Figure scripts
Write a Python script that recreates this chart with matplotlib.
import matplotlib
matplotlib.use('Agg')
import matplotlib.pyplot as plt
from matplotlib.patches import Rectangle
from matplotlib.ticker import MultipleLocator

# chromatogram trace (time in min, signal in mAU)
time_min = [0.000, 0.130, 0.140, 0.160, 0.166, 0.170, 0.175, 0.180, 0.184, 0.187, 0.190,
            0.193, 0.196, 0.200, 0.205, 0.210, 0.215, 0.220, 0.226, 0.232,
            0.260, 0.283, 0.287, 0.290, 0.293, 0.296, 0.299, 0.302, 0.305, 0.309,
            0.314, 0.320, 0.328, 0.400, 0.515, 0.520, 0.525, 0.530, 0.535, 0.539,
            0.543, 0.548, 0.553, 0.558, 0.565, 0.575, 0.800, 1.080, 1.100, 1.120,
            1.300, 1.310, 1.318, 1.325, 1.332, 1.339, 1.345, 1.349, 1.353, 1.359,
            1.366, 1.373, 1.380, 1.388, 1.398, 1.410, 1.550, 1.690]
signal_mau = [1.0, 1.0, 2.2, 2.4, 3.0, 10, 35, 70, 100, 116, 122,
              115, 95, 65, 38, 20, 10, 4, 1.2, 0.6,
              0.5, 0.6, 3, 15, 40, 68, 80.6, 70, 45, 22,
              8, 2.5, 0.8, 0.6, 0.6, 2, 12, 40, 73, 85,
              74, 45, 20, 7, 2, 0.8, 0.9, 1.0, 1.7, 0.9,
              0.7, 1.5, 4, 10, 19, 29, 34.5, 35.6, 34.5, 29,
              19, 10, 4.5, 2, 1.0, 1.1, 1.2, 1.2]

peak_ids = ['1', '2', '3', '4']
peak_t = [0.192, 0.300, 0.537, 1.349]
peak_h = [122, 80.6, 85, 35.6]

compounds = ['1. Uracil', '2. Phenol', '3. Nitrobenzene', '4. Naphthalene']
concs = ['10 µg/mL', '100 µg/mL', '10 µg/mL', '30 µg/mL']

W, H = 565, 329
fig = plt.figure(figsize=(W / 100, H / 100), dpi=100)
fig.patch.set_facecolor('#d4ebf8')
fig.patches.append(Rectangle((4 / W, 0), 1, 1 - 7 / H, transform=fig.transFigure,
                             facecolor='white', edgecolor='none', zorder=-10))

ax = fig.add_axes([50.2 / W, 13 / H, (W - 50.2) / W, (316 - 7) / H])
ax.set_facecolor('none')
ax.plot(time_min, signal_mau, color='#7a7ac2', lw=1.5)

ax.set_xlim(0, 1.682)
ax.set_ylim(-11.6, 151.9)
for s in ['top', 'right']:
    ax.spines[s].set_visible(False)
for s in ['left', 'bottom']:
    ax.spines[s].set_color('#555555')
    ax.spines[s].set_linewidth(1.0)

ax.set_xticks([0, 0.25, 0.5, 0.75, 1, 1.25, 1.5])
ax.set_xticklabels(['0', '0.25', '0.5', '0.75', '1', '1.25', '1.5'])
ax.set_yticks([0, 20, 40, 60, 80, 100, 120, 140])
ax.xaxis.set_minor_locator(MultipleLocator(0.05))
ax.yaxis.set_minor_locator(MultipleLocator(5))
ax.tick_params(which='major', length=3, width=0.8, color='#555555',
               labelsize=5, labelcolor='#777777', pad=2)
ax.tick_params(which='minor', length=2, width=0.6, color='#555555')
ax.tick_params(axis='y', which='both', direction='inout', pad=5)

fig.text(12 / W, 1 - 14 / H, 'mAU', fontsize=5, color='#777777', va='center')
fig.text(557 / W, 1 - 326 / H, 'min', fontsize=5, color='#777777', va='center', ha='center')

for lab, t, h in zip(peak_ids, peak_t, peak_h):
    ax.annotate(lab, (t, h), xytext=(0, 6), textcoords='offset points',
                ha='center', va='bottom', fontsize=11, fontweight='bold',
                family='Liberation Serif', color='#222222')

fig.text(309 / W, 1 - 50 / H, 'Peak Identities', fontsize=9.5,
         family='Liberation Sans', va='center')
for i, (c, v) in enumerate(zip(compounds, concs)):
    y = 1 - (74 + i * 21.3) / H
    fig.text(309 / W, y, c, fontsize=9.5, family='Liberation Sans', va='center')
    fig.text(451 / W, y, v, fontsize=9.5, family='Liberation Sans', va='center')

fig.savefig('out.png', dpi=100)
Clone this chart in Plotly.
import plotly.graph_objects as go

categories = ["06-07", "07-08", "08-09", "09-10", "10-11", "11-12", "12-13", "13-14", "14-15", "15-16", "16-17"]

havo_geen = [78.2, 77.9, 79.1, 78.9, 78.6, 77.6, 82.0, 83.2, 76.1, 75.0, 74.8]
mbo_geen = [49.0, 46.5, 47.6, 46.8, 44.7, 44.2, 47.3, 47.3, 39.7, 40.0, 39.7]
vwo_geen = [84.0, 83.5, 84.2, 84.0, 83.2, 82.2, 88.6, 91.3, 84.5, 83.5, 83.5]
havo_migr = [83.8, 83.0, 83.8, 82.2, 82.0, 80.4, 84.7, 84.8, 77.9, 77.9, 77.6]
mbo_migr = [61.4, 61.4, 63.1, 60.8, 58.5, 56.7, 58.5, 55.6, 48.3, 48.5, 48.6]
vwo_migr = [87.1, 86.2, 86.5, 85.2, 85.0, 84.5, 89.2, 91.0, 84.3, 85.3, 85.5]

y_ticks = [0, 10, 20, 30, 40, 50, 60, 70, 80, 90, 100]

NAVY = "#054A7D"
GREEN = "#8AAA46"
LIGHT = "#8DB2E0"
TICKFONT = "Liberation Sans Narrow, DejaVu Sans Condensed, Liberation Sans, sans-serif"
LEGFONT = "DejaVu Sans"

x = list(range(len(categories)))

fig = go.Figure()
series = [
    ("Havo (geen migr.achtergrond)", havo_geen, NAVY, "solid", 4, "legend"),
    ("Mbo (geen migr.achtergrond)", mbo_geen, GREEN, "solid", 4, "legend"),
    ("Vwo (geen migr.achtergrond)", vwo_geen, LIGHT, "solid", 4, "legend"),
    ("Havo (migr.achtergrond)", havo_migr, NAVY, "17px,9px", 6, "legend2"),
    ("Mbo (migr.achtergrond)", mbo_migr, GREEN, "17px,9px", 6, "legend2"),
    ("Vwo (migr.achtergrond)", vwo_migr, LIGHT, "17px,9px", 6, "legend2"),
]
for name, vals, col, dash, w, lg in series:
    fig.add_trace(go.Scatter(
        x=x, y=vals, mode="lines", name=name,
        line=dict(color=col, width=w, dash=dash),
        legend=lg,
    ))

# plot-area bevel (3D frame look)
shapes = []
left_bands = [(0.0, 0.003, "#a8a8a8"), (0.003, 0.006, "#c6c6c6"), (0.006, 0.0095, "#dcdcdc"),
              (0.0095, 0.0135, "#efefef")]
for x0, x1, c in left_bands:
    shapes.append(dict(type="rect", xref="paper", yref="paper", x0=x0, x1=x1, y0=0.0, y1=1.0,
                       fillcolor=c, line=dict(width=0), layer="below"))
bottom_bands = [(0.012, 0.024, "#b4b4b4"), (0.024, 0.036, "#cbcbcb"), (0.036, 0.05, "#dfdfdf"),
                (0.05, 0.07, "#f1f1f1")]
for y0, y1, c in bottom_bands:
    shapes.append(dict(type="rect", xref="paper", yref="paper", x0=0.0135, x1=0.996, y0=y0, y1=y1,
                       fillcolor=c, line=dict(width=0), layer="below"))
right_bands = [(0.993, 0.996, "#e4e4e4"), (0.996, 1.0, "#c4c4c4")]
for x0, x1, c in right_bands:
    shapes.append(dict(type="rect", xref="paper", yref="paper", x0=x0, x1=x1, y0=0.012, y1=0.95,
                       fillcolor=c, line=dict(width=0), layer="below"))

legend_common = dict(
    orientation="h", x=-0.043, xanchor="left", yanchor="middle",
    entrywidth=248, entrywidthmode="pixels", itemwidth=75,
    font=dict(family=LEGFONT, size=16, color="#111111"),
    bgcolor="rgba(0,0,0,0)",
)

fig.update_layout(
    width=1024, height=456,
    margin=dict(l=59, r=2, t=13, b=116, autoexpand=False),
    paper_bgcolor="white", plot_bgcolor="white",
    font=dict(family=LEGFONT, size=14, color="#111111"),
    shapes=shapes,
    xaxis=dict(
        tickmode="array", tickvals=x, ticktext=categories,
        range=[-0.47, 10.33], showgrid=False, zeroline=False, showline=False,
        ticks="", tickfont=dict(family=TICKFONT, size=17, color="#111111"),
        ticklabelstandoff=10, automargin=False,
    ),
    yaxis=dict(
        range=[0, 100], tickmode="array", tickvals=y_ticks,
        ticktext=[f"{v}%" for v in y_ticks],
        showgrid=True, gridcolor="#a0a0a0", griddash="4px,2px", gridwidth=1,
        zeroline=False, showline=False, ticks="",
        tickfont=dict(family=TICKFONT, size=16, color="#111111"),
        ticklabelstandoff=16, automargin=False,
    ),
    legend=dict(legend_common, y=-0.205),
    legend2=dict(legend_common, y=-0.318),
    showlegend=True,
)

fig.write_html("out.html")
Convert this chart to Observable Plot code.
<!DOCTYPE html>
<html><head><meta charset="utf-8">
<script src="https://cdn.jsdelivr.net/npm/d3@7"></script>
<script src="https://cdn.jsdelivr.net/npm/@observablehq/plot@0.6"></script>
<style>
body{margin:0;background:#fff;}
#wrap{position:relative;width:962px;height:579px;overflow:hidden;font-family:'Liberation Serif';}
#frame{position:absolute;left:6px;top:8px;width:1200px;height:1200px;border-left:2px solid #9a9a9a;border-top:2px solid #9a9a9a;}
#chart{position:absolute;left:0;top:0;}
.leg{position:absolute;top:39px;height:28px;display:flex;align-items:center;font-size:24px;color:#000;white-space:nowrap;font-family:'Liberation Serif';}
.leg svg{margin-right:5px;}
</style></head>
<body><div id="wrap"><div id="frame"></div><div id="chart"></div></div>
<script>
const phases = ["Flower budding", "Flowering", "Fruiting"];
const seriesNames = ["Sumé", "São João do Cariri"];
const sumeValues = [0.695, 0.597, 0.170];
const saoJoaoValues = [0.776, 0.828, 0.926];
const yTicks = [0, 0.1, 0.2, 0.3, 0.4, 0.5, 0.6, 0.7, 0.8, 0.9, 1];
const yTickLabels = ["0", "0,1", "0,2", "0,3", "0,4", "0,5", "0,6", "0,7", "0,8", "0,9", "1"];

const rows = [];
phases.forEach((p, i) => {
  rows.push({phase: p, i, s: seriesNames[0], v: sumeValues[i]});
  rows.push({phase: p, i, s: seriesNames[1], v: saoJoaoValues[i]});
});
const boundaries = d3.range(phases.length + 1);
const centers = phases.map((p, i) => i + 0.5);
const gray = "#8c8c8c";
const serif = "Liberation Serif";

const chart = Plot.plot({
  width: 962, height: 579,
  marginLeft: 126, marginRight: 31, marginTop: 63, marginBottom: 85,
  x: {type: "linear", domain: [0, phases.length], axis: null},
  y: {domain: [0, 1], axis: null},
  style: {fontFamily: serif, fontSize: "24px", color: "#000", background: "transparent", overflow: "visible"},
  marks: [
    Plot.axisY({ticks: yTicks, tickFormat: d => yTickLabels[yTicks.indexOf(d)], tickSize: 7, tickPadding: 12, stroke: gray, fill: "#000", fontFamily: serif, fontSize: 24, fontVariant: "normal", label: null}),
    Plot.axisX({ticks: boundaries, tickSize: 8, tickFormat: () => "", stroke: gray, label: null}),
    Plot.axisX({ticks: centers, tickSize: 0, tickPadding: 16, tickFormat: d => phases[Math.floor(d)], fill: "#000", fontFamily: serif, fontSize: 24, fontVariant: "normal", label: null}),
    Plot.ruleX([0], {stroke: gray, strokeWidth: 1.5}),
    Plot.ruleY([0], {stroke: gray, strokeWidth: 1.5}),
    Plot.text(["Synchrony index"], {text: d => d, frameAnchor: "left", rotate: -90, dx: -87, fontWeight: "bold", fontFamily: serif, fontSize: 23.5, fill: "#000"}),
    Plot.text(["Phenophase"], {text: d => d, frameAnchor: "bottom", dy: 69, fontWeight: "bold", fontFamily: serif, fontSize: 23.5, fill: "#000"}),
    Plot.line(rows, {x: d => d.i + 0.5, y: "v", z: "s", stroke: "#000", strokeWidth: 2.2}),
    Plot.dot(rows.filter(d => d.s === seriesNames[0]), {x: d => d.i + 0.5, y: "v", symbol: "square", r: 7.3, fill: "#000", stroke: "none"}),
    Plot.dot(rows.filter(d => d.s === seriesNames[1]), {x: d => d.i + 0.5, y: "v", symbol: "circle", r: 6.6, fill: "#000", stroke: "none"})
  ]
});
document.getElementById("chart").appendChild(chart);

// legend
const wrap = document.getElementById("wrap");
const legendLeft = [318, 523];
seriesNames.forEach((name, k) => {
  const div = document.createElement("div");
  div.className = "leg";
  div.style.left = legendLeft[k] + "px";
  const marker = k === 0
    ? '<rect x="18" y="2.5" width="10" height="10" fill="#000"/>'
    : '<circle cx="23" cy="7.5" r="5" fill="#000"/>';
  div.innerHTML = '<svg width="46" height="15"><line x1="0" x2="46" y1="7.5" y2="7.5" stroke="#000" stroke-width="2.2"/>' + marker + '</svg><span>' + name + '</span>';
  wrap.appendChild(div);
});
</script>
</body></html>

### [Given exercise]
Set down the lines above as they stand, starting with the first line and ending with the line that contains "from matplotlib.ticker import MultipleLocator".

### [Answer to the exercise]
Write a Python script that recreates this chart with matplotlib.
import matplotlib
matplotlib.use('Agg')
import matplotlib.pyplot as plt
from matplotlib.patches import Rectangle
from matplotlib.ticker import MultipleLocator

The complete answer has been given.